WRITTEN TASK: Print out the material that follows word for word.

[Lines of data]
-.-.-

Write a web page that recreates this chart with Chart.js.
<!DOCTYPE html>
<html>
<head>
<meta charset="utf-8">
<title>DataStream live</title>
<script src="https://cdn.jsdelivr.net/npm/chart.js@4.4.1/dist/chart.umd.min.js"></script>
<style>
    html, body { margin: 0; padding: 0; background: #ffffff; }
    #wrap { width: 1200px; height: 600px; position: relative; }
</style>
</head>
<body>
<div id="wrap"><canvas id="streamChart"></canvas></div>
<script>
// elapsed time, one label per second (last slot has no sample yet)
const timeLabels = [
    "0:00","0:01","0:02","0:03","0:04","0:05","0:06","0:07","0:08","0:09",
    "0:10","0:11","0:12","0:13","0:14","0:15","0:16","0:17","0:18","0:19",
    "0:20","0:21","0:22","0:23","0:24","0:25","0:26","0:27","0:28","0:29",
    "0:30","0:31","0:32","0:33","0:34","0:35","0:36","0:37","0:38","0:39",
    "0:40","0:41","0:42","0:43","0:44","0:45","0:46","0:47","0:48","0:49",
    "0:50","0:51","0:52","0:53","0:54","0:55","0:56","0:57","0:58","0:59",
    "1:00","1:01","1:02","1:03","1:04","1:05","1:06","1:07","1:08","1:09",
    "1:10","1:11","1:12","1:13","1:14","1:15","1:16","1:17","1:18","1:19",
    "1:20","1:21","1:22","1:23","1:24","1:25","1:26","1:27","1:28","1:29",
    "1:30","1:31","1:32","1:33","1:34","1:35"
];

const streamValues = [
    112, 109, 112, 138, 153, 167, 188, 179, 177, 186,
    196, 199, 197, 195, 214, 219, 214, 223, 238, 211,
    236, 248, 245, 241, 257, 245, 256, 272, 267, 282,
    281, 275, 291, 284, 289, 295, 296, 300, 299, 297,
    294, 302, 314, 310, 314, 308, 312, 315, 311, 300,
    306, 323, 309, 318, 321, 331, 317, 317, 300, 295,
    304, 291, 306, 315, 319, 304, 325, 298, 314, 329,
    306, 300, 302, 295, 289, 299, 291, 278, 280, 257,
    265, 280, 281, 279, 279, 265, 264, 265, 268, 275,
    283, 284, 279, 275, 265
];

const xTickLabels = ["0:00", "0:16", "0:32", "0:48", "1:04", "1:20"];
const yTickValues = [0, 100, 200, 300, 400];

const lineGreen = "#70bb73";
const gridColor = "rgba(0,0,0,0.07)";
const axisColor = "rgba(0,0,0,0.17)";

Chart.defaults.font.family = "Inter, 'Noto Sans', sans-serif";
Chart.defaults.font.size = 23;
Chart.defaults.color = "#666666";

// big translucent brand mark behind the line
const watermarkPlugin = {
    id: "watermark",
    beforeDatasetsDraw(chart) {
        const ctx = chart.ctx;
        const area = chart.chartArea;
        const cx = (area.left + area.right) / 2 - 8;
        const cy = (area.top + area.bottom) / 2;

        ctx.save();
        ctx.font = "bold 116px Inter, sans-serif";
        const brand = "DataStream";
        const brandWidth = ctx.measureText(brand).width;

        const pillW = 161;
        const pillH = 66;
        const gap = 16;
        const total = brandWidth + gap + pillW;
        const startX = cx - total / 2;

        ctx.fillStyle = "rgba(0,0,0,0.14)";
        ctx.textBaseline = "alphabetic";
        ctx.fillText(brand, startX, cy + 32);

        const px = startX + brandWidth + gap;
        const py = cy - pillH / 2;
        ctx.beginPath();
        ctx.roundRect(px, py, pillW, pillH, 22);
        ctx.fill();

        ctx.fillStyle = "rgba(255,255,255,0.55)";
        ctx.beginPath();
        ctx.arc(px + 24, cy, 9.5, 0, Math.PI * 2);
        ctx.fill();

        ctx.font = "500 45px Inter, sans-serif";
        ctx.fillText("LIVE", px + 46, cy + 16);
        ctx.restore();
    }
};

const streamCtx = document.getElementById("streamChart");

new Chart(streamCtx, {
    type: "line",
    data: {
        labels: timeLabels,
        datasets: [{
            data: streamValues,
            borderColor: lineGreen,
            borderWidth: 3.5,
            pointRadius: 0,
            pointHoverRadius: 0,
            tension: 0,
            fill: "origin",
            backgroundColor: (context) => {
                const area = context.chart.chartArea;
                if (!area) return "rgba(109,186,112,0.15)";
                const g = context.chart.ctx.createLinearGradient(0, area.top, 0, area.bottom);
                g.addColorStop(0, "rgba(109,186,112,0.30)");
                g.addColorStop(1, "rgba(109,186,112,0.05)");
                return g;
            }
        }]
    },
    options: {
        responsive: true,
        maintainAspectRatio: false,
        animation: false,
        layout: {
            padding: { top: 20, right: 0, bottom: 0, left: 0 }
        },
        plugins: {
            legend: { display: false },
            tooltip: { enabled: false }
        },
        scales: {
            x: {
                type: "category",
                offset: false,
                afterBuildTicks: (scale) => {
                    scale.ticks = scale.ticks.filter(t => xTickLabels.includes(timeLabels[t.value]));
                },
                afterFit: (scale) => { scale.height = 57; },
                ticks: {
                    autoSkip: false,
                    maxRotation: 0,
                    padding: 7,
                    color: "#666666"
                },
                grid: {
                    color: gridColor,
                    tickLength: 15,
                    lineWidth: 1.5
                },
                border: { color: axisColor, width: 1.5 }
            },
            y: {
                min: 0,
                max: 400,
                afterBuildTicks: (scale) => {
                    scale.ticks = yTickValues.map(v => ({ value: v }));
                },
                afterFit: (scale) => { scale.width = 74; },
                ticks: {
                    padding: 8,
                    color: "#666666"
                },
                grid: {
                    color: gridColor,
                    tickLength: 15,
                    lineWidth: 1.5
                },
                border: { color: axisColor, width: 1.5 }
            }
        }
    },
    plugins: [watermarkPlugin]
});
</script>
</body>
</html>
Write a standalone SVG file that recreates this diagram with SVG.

-.-.-

RESPONSE FOR THIS EXERCISE:
Write a web page that recreates this chart with Chart.js.
<!DOCTYPE html>
<html>
<head>
<meta charset="utf-8">
<title>DataStream live</title>
<script src="https://cdn.jsdelivr.net/npm/chart.js@4.4.1/dist/chart.umd.min.js"></script>
<style>
    html, body { margin: 0; padding: 0; background: #ffffff; }
    #wrap { width: 1200px; height: 600px; position: relative; }
</style>
</head>
<body>
<div id="wrap"><canvas id="streamChart"></canvas></div>
<script>
// elapsed time, one label per second (last slot has no sample yet)
const timeLabels = [
    "0:00","0:01","0:02","0:03","0:04","0:05","0:06","0:07","0:08","0:09",
    "0:10","0:11","0:12","0:13","0:14","0:15","0:16","0:17","0:18","0:19",
    "0:20","0:21","0:22","0:23","0:24","0:25","0:26","0:27","0:28","0:29",
    "0:30","0:31","0:32","0:33","0:34","0:35","0:36","0:37","0:38","0:39",
    "0:40","0:41","0:42","0:43","0:44","0:45","0:46","0:47","0:48","0:49",
    "0:50","0:51","0:52","0:53","0:54","0:55","0:56","0:57","0:58","0:59",
    "1:00","1:01","1:02","1:03","1:04","1:05","1:06","1:07","1:08","1:09",
    "1:10","1:11","1:12","1:13","1:14","1:15","1:16","1:17","1:18","1:19",
    "1:20","1:21","1:22","1:23","1:24","1:25","1:26","1:27","1:28","1:29",
    "1:30","1:31","1:32","1:33","1:34","1:35"
];

const streamValues = [
    112, 109, 112, 138, 153, 167, 188, 179, 177, 186,
    196, 199, 197, 195, 214, 219, 214, 223, 238, 211,
    236, 248, 245, 241, 257, 245, 256, 272, 267, 282,
    281, 275, 291, 284, 289, 295, 296, 300, 299, 297,
    294, 302, 314, 310, 314, 308, 312, 315, 311, 300,
    306, 323, 309, 318, 321, 331, 317, 317, 300, 295,
    304, 291, 306, 315, 319, 304, 325, 298, 314, 329,
    306, 300, 302, 295, 289, 299, 291, 278, 280, 257,
    265, 280, 281, 279, 279, 265, 264, 265, 268, 275,
    283, 284, 279, 275, 265
];

const xTickLabels = ["0:00", "0:16", "0:32", "0:48", "1:04", "1:20"];
const yTickValues = [0, 100, 200, 300, 400];

const lineGreen = "#70bb73";
const gridColor = "rgba(0,0,0,0.07)";
const axisColor = "rgba(0,0,0,0.17)";

Chart.defaults.font.family = "Inter, 'Noto Sans', sans-serif";
Chart.defaults.font.size = 23;
Chart.defaults.color = "#666666";

// big translucent brand mark behind the line
const watermarkPlugin = {
    id: "watermark",
    beforeDatasetsDraw(chart) {
        const ctx = chart.ctx;
        const area = chart.chartArea;
        const cx = (area.left + area.right) / 2 - 8;
        const cy = (area.top + area.bottom) / 2;

        ctx.save();
        ctx.font = "bold 116px Inter, sans-serif";
        const brand = "DataStream";
        const brandWidth = ctx.measureText(brand).width;

        const pillW = 161;
        const pillH = 66;
        const gap = 16;
        const total = brandWidth + gap + pillW;
        const startX = cx - total / 2;

        ctx.fillStyle = "rgba(0,0,0,0.14)";
        ctx.textBaseline = "alphabetic";
        ctx.fillText(brand, startX, cy + 32);

        const px = startX + brandWidth + gap;
        const py = cy - pillH / 2;
        ctx.beginPath();
        ctx.roundRect(px, py, pillW, pillH, 22);
        ctx.fill();

        ctx.fillStyle = "rgba(255,255,255,0.55)";
        ctx.beginPath();
        ctx.arc(px + 24, cy, 9.5, 0, Math.PI * 2);
        ctx.fill();

        ctx.font = "500 45px Inter, sans-serif";
        ctx.fillText("LIVE", px + 46, cy + 16);
        ctx.restore();
    }
};

const streamCtx = document.getElementById("streamChart");

new Chart(streamCtx, {
    type: "line",
    data: {
        labels: timeLabels,
        datasets: [{
            data: streamValues,
            borderColor: lineGreen,
            borderWidth: 3.5,
            pointRadius: 0,
            pointHoverRadius: 0,
            tension: 0,
            fill: "origin",
            backgroundColor: (context) => {
                const area = context.chart.chartArea;
                if (!area) return "rgba(109,186,112,0.15)";
                const g = context.chart.ctx.createLinearGradient(0, area.top, 0, area.bottom);
                g.addColorStop(0, "rgba(109,186,112,0.30)");
                g.addColorStop(1, "rgba(109,186,112,0.05)");
                return g;
            }
        }]
    },
    options: {
        responsive: true,
        maintainAspectRatio: false,
        animation: false,
        layout: {
            padding: { top: 20, right: 0, bottom: 0, left: 0 }
        },
        plugins: {
            legend: { display: false },
            tooltip: { enabled: false }
        },
        scales: {
            x: {
                type: "category",
                offset: false,
                afterBuildTicks: (scale) => {
                    scale.ticks = scale.ticks.filter(t => xTickLabels.includes(timeLabels[t.value]));
                },
                afterFit: (scale) => { scale.height = 57; },
                ticks: {
                    autoSkip: false,
                    maxRotation: 0,
                    padding: 7,
                    color: "#666666"
                },
                grid: {
                    color: gridColor,
                    tickLength: 15,
                    lineWidth: 1.5
                },
                border: { color: axisColor, width: 1.5 }
            },
            y: {
                min: 0,
                max: 400,
                afterBuildTicks: (scale) => {
                    scale.ticks = yTickValues.map(v => ({ value: v }));
                },
                afterFit: (scale) => { scale.width = 74; },
                ticks: {
                    padding: 8,
                    color: "#666666"
                },
                grid: {
                    color: gridColor,
                    tickLength: 15,
                    lineWidth: 1.5
                },
                border: { color: axisColor, width: 1.5 }
            }
        }
    },
    plugins: [watermarkPlugin]
});
</script>
</body>
</html>
Write a standalone SVG file that recreates this diagram with SVG.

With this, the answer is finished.